Intel Seen Scaling Back on Capex

The area of capital investments is a peculiar Catch-22 for the chip sector and Deutsche Bank’s latest report on Intel
illustrates this point clearly.

When it announced its second-quarter earnings on July 15th, the Santa
Clara, Calif.-based company said
that capital spending was expected to be between $3.5 billion to $3.9
billion for 2003.

In his newest report, Deutsche Bank analyst Ben Lynch said Intel will
likely push out this year’s capital expenditures into 2004. The 2003 capex
estimates will now likely fall to be between $3.3 billion to $3.4 billion.

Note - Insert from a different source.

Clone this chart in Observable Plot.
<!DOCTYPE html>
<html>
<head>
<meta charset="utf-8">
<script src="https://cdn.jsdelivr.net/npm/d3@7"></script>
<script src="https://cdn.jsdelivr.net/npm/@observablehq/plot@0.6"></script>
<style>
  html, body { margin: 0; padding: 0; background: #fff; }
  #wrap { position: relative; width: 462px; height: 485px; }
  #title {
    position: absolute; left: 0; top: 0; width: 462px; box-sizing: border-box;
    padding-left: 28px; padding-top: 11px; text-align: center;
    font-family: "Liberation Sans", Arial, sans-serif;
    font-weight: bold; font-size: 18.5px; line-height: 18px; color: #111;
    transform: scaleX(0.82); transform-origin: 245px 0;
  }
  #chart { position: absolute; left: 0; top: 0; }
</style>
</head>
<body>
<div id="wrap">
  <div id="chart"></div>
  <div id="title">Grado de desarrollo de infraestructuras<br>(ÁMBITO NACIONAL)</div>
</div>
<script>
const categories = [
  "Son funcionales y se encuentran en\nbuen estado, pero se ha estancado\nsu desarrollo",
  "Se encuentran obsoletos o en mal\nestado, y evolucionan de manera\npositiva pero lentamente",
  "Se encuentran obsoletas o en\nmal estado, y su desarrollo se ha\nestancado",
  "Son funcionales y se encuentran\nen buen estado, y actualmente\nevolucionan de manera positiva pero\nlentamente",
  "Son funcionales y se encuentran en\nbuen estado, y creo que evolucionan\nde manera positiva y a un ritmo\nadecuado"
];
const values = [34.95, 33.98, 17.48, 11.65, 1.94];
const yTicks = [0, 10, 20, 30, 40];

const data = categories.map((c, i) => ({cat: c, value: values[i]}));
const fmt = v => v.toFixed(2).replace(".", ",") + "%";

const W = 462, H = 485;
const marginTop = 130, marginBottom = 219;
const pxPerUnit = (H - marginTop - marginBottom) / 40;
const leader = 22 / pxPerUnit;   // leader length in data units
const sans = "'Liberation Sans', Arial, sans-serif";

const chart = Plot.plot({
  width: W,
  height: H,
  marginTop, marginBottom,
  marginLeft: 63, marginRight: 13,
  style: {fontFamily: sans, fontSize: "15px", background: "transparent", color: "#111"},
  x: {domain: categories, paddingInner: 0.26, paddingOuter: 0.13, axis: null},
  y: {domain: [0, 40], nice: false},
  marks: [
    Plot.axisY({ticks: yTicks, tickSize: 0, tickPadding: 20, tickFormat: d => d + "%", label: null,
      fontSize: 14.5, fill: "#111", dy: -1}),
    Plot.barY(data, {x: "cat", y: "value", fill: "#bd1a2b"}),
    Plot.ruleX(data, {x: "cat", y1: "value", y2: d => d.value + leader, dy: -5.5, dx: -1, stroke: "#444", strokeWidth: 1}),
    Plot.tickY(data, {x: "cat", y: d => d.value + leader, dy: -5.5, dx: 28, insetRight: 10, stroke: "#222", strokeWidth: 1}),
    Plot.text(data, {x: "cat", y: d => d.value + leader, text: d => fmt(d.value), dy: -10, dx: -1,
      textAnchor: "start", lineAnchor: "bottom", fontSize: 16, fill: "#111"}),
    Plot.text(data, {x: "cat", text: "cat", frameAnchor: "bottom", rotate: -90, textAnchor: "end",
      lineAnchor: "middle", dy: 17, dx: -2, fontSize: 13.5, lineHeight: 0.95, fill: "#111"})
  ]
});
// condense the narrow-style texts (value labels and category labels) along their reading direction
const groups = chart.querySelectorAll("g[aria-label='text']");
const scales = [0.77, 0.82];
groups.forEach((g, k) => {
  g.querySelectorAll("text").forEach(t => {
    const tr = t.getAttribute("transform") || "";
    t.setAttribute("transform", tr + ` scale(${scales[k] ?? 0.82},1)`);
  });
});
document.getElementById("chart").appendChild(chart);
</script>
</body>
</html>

Capital expenditure is a necessary evil for chip fabricators because
while the added investment affects manufacturing costs (and hence gross
margins), companies like Intel and Texas Instruments need
to keep up spending to insure manufacturing efficiencies down the road. In
fact, the trends toward larger fab wafer sizes of 300-millimeters (to make
more in one batch) and 90-nanometers manufacturing processes (to yield
denser, more efficient chips) has led to a shakeout in the industry.
Chipmakers like AMD and Motorola are being left by the wayside while
deep-pocketed competitors like TI, Taiwan Semiconductor Manufacturing Co.
and United
chase after Intel.

But during the previous tech recession, Intel itself saw the dangers
associated with capex. The company began building a 300mm fabrication
facility in Ireland in June 2000 but halted construction at the plant when
the economy soured — only to restart the work in April 2002. The facility
is currently is scheduled to begin operations in the first half of 2004.

This past February, Intel decided
to spend $2 billion to upgrade a fabrication facility located in Arizona
from 200-mm wafer to 300-mm wafer sizes. When finished, the Chandler, Ariz.,
plant will be Intel’s fifth 300-mm wafer facility. The company currently has
a 300-mm fabs operating in Rio Rancho, N.M. and another one in Hillsboro,

A second 300-mm facility in Oregon was under construction and was
supposed to begin operations later this year. But in May, Intel decided to
push out the ramp-up of Oregon Fab 12 until 2004, DB’s Lynch wrote in his
report. (Compared to the estimated $1.5 billion it takes to build a 200mm
fab plant, 300mm fabs are estimated
to cost between $2.5 billion to $3.5 billion to build.)

As a result of the lower capex for 2003, “the difference may be shifted
into [2004] making [2004] spending flat to slightly up, versus our current
expectation of down,” Lynch said.

Part of the reason for the deferment may be due to Intel’s emphasis to
shift manufacturing to smaller and smaller densities, which allows the chips
to do more with less energy. After shifting from 0.18 microns (or
180-nanometers) to 0.13 microns (130nm), Intel has now stepped up its
efforts to get its Pentium line onto 0.09 micron (90nm) technology. Intel
president and chief operating officer Paul Otellini recently reiterated the
company’s promise to ship 90nm-based Pentium chips (code-named “Prescott”)
by the end of the year saying that testing is underway.

And in order to
facilitate the shift (as well as invest further on the future) Otellini said
Intel will spend $4.2 billion in R&D funds to developing transistors using
the 65-nm process, now that 90nm chips are in the pipeline. Chips produced
at the 65nm level are expected to appear in 2005.

“However, our checks confirm that current equipment order patterns are
not consistent with broad spending allocation to 90nm,” Lynch said.

Yet, while Intel’s move may translate to a slower-than-anticipated
migration for the overall industry, it does help the company in the
near-term. Because of the lower capex and associated decline in
depreciation, Intel’s gross margins may “see a major bounce from [the third
quarter of 2003] onwards,” the analyst wrote.

To be sure, Lynch still rates Intel’s stock with a “hold” recommendation.